In the case of Anand Ram Ratiani vs. CIT (supra), the Hon'ble Gauhati High Court has also held that perusal of section 68 of the Act shows that in relation to expression "books", the emphasis is on the word "assessee" meaning thereby that such books have to be the books of the assessee himself and not of any other assessee. In that case, the books of account of the partnership firm were not treated as those of the individual partner and accordingly the additions made in the hands of the individual partners on the basis of the books of the partnership firm was deleted."
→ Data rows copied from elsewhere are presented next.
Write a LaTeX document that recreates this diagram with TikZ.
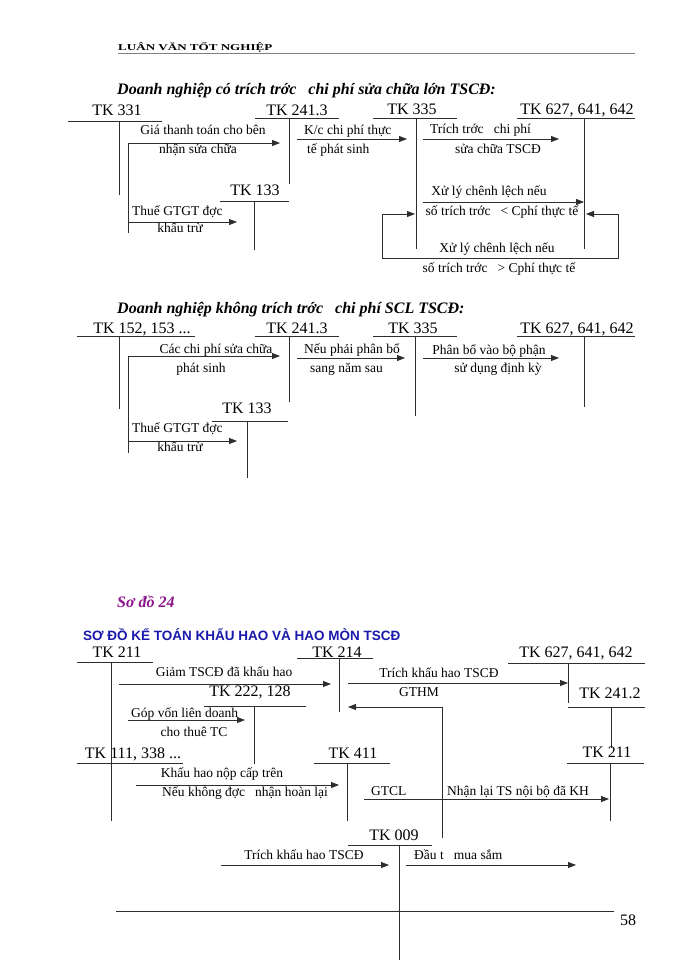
\documentclass[tikz,border=0pt]{standalone}
\usepackage{fontspec}
\setmainfont{Liberation Serif}
\setsansfont{Liberation Sans}
\usetikzlibrary{arrows.meta}
\definecolor{ln}{RGB}{45,45,45}
\definecolor{purp}{RGB}{140,20,140}
\definecolor{navy}{RGB}{25,25,170}
\newcommand\tacc[9]{%
  \node[acct] (#1) at (#3,#4) {#2};
  \coordinate (#1-l) at (#6,#5); \coordinate (#1-r) at (#7,#5);
  \coordinate (#1-t) at (#8,#5); \coordinate (#1-b) at (#8,#9);
  \draw[tl] (#1-l) -- (#1-r); \draw[tl] (#1-t) -- (#1-b);}
\newcommand\arrw[4]{%
  \coordinate (#1-s) at (#2,#3); \coordinate (#1-e) at (#4,#3);
  \draw[arr] (#1-s) -- (#1-e);}
\begin{document}
\begin{tikzpicture}[x=1pt,y=-1pt,
  acct/.style={anchor=base,inner sep=0pt,font=\fontsize{16}{18}\selectfont},
  lbl/.style={anchor=base,inner sep=0pt,font=\fontsize{13.5}{15}\selectfont},
  lblw/.style={lbl,anchor=base west},
  tl/.style={draw=ln,line width=0.8pt},
  arr/.style={tl,-{Triangle[length=8pt,width=6pt]}},
  ttl/.style={anchor=base west,inner sep=0pt,font=\bfseries\itshape\fontsize{16}{18}\selectfont}]
\useasboundingbox[fill=white] (0,0) rectangle (700,960);

% header
\node[anchor=base west,inner sep=0pt,font=\bfseries\fontsize{9}{10}\selectfont] (hdr) at (118,51) {\scalebox{1.45}[1]{LUÂN VĂN TỐT NGHIỆP}};
\coordinate (hdrL) at (118,53); \coordinate (hdrR) at (635,53);
\draw[draw=gray,line width=0.6pt] (hdrL) -- (hdrR);

% ---------- diagram 1
\node[ttl] (t1) at (117,95) {Doanh nghiệp có trích trớc\ \ \ chi phí sửa chữa lớn TSCĐ:};
\tacc{a331}{TK 331}{117}{116}{121}{68}{162}{119}{195}
\tacc{a2413}{TK 241.3}{297}{116}{118}{255}{339}{289}{184}
\tacc{a335}{TK 335}{412}{115}{118}{373}{457}{416}{249}
\tacc{a627}{TK 627, 641, 642}{577}{115}{118}{517}{635}{584}{249}
\tacc{a133}{TK 133}{255}{195}{201}{220}{289}{254}{250}
\coordinate (b1t) at (128,143); \coordinate (b1b) at (128,233);
\draw[tl] (b1t) -- (b1b);
\arrw{r1}{128}{143}{280}
\arrw{r2}{128}{222}{237}
\arrw{r3}{297}{139}{407}
\arrw{r4}{423}{139}{559}
\arrw{r5}{423}{202}{584}
\coordinate (lp1) at (382,214); \coordinate (lp2) at (382,258);
\coordinate (lp3) at (618,258); \coordinate (lp4) at (618,214);
\coordinate (lp5) at (415,214); \coordinate (lp6) at (586,214);
\draw[tl] (lp1) -- (lp2) -- (lp3) -- (lp4);
\draw[arr] (lp1) -- (lp5);
\draw[arr] (lp4) -- (lp6);
\node[lbl] (l1a) at (203,135) {Giá thanh toán cho bên};
\node[lbl] (l1b) at (198,154) {nhận sửa chữa};
\node[lblw] (l2a) at (132,215) {Thuế GTGT đợc};
\node[lbl] (l2b) at (180,232) {khấu trừ};
\node[lblw] (l3a) at (304,135) {K/c chi phí thực};
\node[lblw] (l3b) at (307,154) {tế phát sinh};
\node[lblw] (l4a) at (430,134) {Trích trớc\ \ \ chi phí};
\node[lbl] (l4b) at (498,154) {sửa chữa TSCĐ};
\node[lbl] (l5a) at (489,195) {Xử lý chênh lệch nếu};
\node[lbl] (l5b) at (502,215) {số trích trớc\ \ \ < Cphí thực tế};
\node[lbl] (l6a) at (497,252) {Xử lý chênh lệch nếu};
\node[lbl] (l6b) at (499,272) {số trích trớc\ \ \ > Cphí thực tế};

% ---------- diagram 2
\node[ttl] (t2) at (117,313) {Doanh nghiệp không trích trớc\ \ \ chi phí SCL TSCĐ:};
\tacc{b152}{TK 152, 153 ...}{142}{333}{336}{77}{195}{119}{409}
\tacc{b2413}{TK 241.3}{297}{333}{336}{255}{339}{289}{402}
\tacc{b335}{TK 335}{413}{333}{336}{373}{457}{415}{416}
\tacc{b627}{TK 627, 641, 642}{577}{333}{336}{517}{635}{584}{407}
\tacc{b133}{TK 133}{247}{413}{421}{212}{288}{247}{478}
\coordinate (b2t) at (128,356); \coordinate (b2b) at (128,453);
\draw[tl] (b2t) -- (b2b);
\arrw{s1}{128}{356}{280}
\arrw{s2}{128}{441}{237}
\arrw{s3}{297}{358}{405}
\arrw{s4}{423}{358}{559}
\node[lbl] (m1a) at (216,353) {Các chi phí sửa chữa};
\node[lbl] (m1b) at (201,372) {phát sinh};
\node[lblw] (m2a) at (132,432) {Thuế GTGT đợc};
\node[lbl] (m2b) at (180,451) {khấu trừ};
\node[lblw] (m3a) at (304,353) {Nếu phải phân bổ};
\node[lblw] (m3b) at (310,372) {sang năm sau};
\node[lbl] (m4a) at (489,354) {Phân bổ vào bộ phận};
\node[lbl] (m4b) at (498,372) {sử dụng định kỳ};

% ---------- diagram 3
\node[anchor=base west,inner sep=0pt,text=purp,font=\bfseries\itshape\fontsize{16}{18}\selectfont] (so24) at (117,607) {Sơ đồ 24};
\node[anchor=base west,inner sep=0pt,text=navy,font=\sffamily\bfseries\fontsize{13.5}{15}\selectfont] (t3) at (83,640) {SƠ ĐỒ KẾ TOÁN KHẤU HAO VÀ HAO MÒN TSCĐ};
\tacc{c211}{TK 211}{117}{657}{662}{77}{153}{111}{821}
\tacc{c214}{TK 214}{337}{657}{658}{297}{373}{339}{712}
\tacc{c627}{TK 627, 641, 642}{576}{657}{663}{508}{645}{568}{703}
\tacc{c2412}{TK 241.2}{610}{698}{707}{568}{645}{611}{748}
\tacc{c222}{TK 222, 128}{250}{696}{706}{204}{306}{254}{764}
\tacc{c111}{TK 111, 338 ...}{133}{758}{763}{77}{183}{111}{763}
\tacc{c411}{TK 411}{353}{758}{763}{314}{390}{347}{821}
\tacc{c211b}{TK 211}{607}{757}{763}{567}{644}{610}{821}
\tacc{c009}{TK 009}{394}{840}{845}{348}{432}{399}{960}
\arrw{u1}{119}{684}{331}
\arrw{u2}{348}{683}{568}
\coordinate (g1) at (442,838); \coordinate (g2) at (442,707); \coordinate (g3) at (348,707);
\draw[arr] (g1) -- (g2) -- (g3);
\arrw{u4}{128}{720}{245}
\arrw{u5}{136}{785}{339}
\arrw{u6}{364}{799}{609}
\arrw{u7}{221}{865}{389}
\arrw{u8}{406}{865}{576}
\node[lbl] (n1) at (224,676) {Giảm TSCĐ đã khấu hao};
\node[lbl] (n2) at (439,677) {Trích khấu hao TSCĐ};
\node[lbl] (n3) at (419,696) {GTHM};
\node[lblw] (n4) at (131,717) {Góp vốn liên doanh};
\node[lbl] (n5) at (194,736) {cho thuê TC};
\node[lbl] (n6) at (222,777) {Khấu hao nộp cấp trên};
\node[lbl] (n7) at (245,796) {Nếu không đợc\ \ \ nhận hoàn lại};
\node[lblw] (n8) at (371,795) {GTCL};
\node[lblw] (n9) at (447,795) {Nhận lại TS nội bộ đã KH};
\node[lbl] (n10) at (304,859) {Trích khấu hao TSCĐ};
\node[lblw] (n11) at (414,859) {Đầu t\ \ \ mua sắm};

% footer
\coordinate (ftL) at (116,911); \coordinate (ftR) at (614,911);
\draw[tl] (ftL) -- (ftR);
\node[acct] (pg) at (628,925) {58};
\end{tikzpicture}
\end{document}
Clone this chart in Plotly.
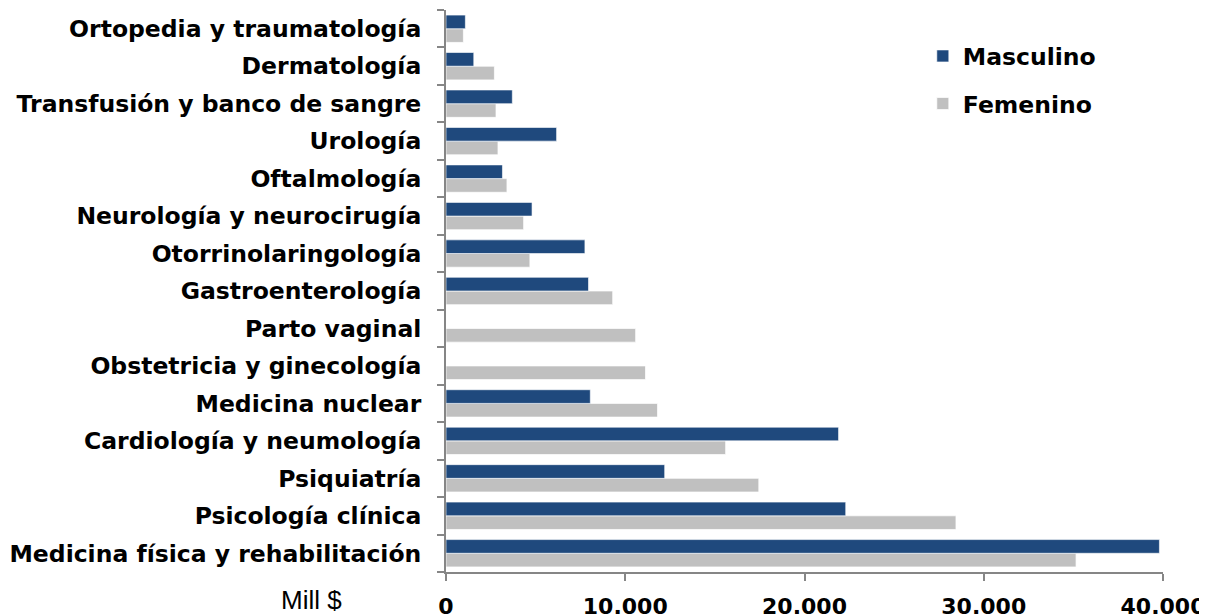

As I have held the addition itself cannot be made under section 68 of the act, the question of levy of penalty under section 271(1)(C) does not arise. On this ground alone this penalty has to be quashed. 4.1. As I have quashed the penalty on technical ground, I do not go into the arguments on merits made by the assessee and evidences produced by him to prove the creditworthiness of the persons who have given personal loans. In the result the appeal of the assessee stands allowed.
In the result the appeal of the assessee is allowed. Order pronounced in the Open Court on 18th January,2017.